Coming out on the heels of his inventive horror movie
The Cabin in the Woods, I’d certainly hoped that writer/director Joss Whedon (
Buffy The Vampire Slayer,
Serenity) would work his cinematic magic on
The Avengers, the much-anticipated Marvel superhero movie which brings together various characters from the Marvel universe: Thor, Captain America, Iron Man and The Incredible Hulk among them, as the new crime fighting unit called The Avengers. Unfortunately, this latest superhero movie is just another tired, pedestrian film whose elaborate special effects pretty much bury anything original, witty or creative inherent in the material.
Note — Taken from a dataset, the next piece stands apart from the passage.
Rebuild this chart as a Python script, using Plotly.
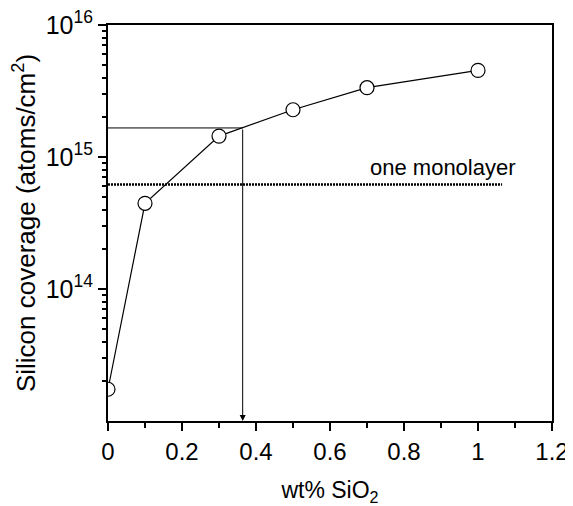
import math
import plotly.graph_objects as go

wt_sio2 = [0.0, 0.1, 0.3, 0.5, 0.7, 1.0]
si_coverage = [1.74e13, 4.46e14, 1.44e15, 2.28e15, 3.35e15, 4.53e15]

monolayer = 6.2e14
monolayer_x_end = 1.065
read_coverage = 1.66e15
read_wt = 0.364

y_major = [1e14, 1e15, 1e16]
y_major_text = ["10<sup>14</sup>", "10<sup>15</sup>", "10<sup>16</sup>"]
y_minor = [m * 10 ** e for e in (13, 14, 15) for m in range(2, 10)]
x_major = [0, 0.2, 0.4, 0.6, 0.8, 1.0, 1.2]
x_minor = [0.1, 0.3, 0.5, 0.7, 0.9, 1.1]

FONT = "Liberation Sans"

fig = go.Figure()

# one monolayer (dotted)
fig.add_trace(go.Scatter(
    x=[0, monolayer_x_end], y=[monolayer, monolayer], mode="lines",
    line=dict(color="black", width=2.5, dash="2px,1px"), hoverinfo="skip", showlegend=False))

# horizontal read-off line
fig.add_trace(go.Scatter(
    x=[0, read_wt], y=[read_coverage, read_coverage], mode="lines",
    line=dict(color="black", width=1), hoverinfo="skip", showlegend=False))

# data
fig.add_trace(go.Scatter(
    x=wt_sio2, y=si_coverage, mode="lines+markers",
    line=dict(color="black", width=1.2),
    marker=dict(symbol="circle", size=14, color="white", line=dict(color="black", width=1.2)),
    showlegend=False))

# vertical arrow down to the axis
fig.add_annotation(
    x=read_wt, y=13.0, ax=read_wt, ay=math.log10(read_coverage),
    xref="x", yref="y", axref="x", ayref="y", text="",
    showarrow=True, arrowhead=2, arrowsize=1.2, arrowwidth=1, arrowcolor="black")

fig.add_annotation(
    x=0.905, y=math.log10(monolayer) + 0.13, xref="x", yref="y",
    text="one monolayer", showarrow=False,
    font=dict(family=FONT, size=22, color="black"))

fig.update_layout(
    width=565, height=498,
    margin=dict(l=100, r=21, t=17, b=85),
    paper_bgcolor="white", plot_bgcolor="white",
    font=dict(family=FONT, color="black"),
    xaxis=dict(
        range=[0, 1.2], tickmode="array", tickvals=x_major,
        ticktext=["0", "0.2", "0.4", "0.6", "0.8", "1", "1.2"],
        showgrid=False, zeroline=False, automargin=False, ticklabeloverflow="allow",
        showline=True, linecolor="black", linewidth=2, mirror=True,
        ticks="outside", ticklen=8, tickwidth=2, tickcolor="black",
        minor=dict(tickmode="array", tickvals=x_minor, ticks="outside", ticklen=5,
                   tickwidth=2, tickcolor="black", showgrid=False),
        tickfont=dict(size=24, family=FONT),
        title=dict(text="wt% SiO<sub>2</sub>", font=dict(size=23, family=FONT), standoff=40),
    ),
    yaxis=dict(
        type="log", range=[13, 16],
        tickmode="array", tickvals=y_major, ticktext=y_major_text,
        showgrid=False, zeroline=False, automargin=False, ticklabeloverflow="allow",
        showline=True, linecolor="black", linewidth=2, mirror=True,
        ticks="outside", ticklen=8, tickwidth=2, tickcolor="black",
        minor=dict(tickmode="array", tickvals=y_minor, ticks="outside", ticklen=4,
                   tickwidth=2, tickcolor="black", showgrid=False),
        tickfont=dict(size=25, family=FONT),
        title=dict(text="Silicon coverage (atoms/cm<sup>2</sup>)", font=dict(size=26, family=FONT), standoff=12),
    ),
)

fig.write_html("out.html")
In short, it’s the same old thing: an impersonal franchise movie with little entertainment on offer.
Carefully calibrated in terms of storyline, and following on the chronologies of
The Incredible Hulk,
Iron Man and
Iron Man 2,
Captain America: The First Avenger and Thor (all conceived by Marvel Studios as part of the Marvel Cinematic Universe), the movie features most of the same actors in their parts (only Edward Norton who played the last incarnation of the Hulk didn’t return, after contract talks broke down. He’s been replaced by Mark Ruffalo in the role). Incidentally, the current comic book version of
The Avengers line-up showcases some other characters, including Spider-Woman, Red Hulk and Protector, whom I’m not familiar with.
X-Men’s Storm is also a member, but The Incredible Hulk and Black Widow, both of whom are in the film, are not.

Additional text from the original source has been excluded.